His circumnavigation of the loft completed, he folded his hands on the desk and regarded her. He had very nice eyes, with long lashes and a twinkle that was most distracting. “You make it sound so formal. My interests are in the railroad industry at present. I’m working on a way to make coal go further more cleanly, reducing costs and increasing the engines’ ability to use it more completely. As it is, there’s too much waste without enough return in speed and efficiency.”
“Ah.”
“Are you familiar with the workings of engines? Was that your landau I saw ou
t there?”
She may not know the first thing about locomotive engines, but the landau she knew inside and out. “Yes, it’s a two-piston Henley Dart, with a five-gallon boiler and a top speed of forty-five miles per hour.”
“Did you drive it here at that speed? If so, I salute you.”
He was teasing her, the rascal. “No, I topped out at twenty. It is very crowded on that bridge.”
“What do you say to taking it for a spin? I’ve never been able to afford such a thing, and the Dart is a very pretty model.” His gaze rested briefly on her hair, then moved to her eyes.
Claire shifted in the chair, and checked that the clasp of her pocketbook was firmly secured. “Did you mean to drive it yourself, sir?”
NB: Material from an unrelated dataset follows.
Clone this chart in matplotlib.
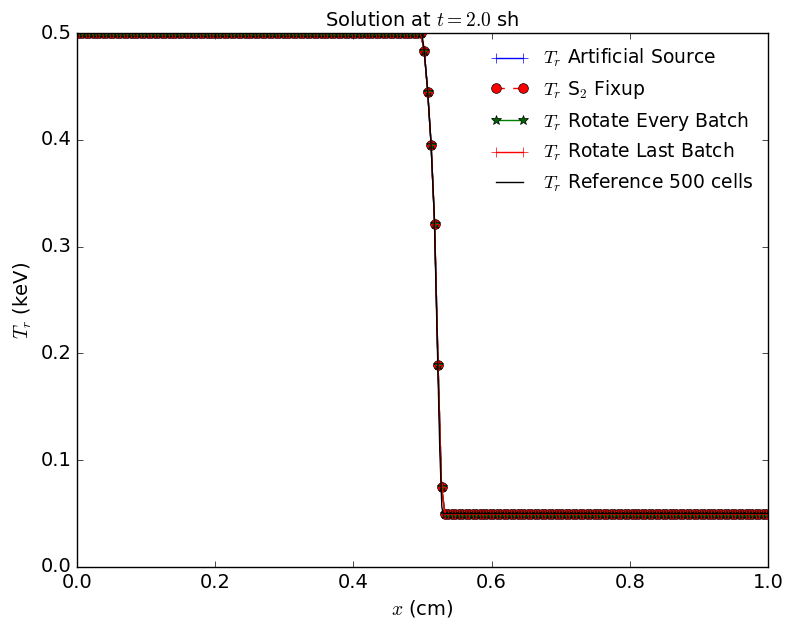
import numpy as np
import matplotlib
matplotlib.use("Agg")
import matplotlib.pyplot as plt

plt.style.use("classic")
plt.rcParams["figure.facecolor"] = "white"
plt.rcParams["savefig.facecolor"] = "white"
plt.rcParams["mathtext.fontset"] = "cm"

# 200-cell mesh on [0, 1]: cell centres
n_cells = 200
x_edges = np.linspace(0.0, 1.0, n_cells + 1)
x_cells = 0.5 * (x_edges[:-1] + x_edges[1:])

# radiation temperature (keV): hot plateau, wave front, cold floor
T_hot = 0.5
T_cold = 0.05
front_values = [0.483, 0.445, 0.395, 0.321, 0.189, 0.075]
n_hot = 100
n_cold = n_cells - n_hot - len(front_values)

T_artificial = [T_hot] * n_hot + front_values + [T_cold] * n_cold
T_s2_fixup = [T_hot] * n_hot + front_values + [T_cold] * n_cold
T_rotate_every = [T_hot] * n_hot + front_values + [T_cold] * n_cold
T_rotate_last = [T_hot] * n_hot + front_values + [T_cold] * n_cold

# 500-cell reference solution (polyline through its profile)
x_ref = [0.0, 0.499, 0.502, 0.507, 0.512, 0.517, 0.521, 0.525, 0.528, 0.530, 1.0]
T_ref = [0.5, 0.5, 0.486, 0.450, 0.400, 0.330, 0.220, 0.110, 0.056, 0.050, 0.050]

fig = plt.figure(figsize=(7.89, 6.23), dpi=100)
ax = fig.add_axes([0.0976, 0.0899, 0.8758, 0.8571])

ax.plot(x_cells, T_artificial, "b-", marker="+", mec="b", ms=7,
        label=r"$T_r$ Artificial Source")
ax.plot(x_cells, T_s2_fixup, "r--", marker="o", mfc="r", mec="k", ms=7,
        label=r"$T_r$ S$_2$ Fixup")
ax.plot(x_cells, T_rotate_every, "g-", marker="*", mfc="darkgreen", mec="k", ms=7,
        label=r"$T_r$ Rotate Every Batch")
ax.plot(x_cells, T_rotate_last, "r-", marker="+", mec="r", ms=7,
        label=r"$T_r$ Rotate Last Batch")
ax.plot(x_ref, T_ref, "k-", label=r"$T_r$ Reference 500 cells")

ax.set_xlim(0.0, 1.0)
ax.set_ylim(0.0, 0.5)
ax.set_xticks([0.0, 0.2, 0.4, 0.6, 0.8, 1.0])
ax.set_yticks([0.0, 0.1, 0.2, 0.3, 0.4, 0.5])
ax.tick_params(labelsize=14)

ax.set_xlabel(r"$x$ (cm)", fontsize=14)
ax.set_ylabel(r"$T_r$ (keV)", fontsize=14)
ax.set_title(r"Solution at $t=2.0$ sh", fontsize=14)

ax.legend(loc="upper right", frameon=False, fontsize=13.5, numpoints=2,
          labelspacing=0.46, borderaxespad=0.35)

fig.savefig("out.png", dpi=100)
“Heavens, no. I want to expand my sphere of experience, that’s all. I’ve never seen a woman drive. It would be very useful to have an assistant with such skills. Consider it a test—much more useful than handwriting and typing samples, wouldn’t you say?”
Below, a door slammed and footsteps thumped across the boards to the staircase. “Andrew, are you here?”
“I’m conducting an interview. Come on up—my prospective assistant may as well know what she’s getting into.”
“You’re interviewing someone?” A reddish head appeared in the stairwell, then the rest of the speaker’s frame. Recognition sparked a moment later, and Claire drew a breath of surprise as Lord James Selwyn stepped into the light from the aperture overhead. “Good heavens. Lady Claire, what are you doing here?” He turned to Malvern. “I thought you were interviewing an assistant.”
“Lady Claire?” Malvern glanced down at her letter of application, as though puzzled he’d missed this fact.
“We are one and the same.” She rose and extended a gloved hand to Lord James. “I thought it prudent to use my family name and not my title in my correspondence. Lord James, this is unexpected.”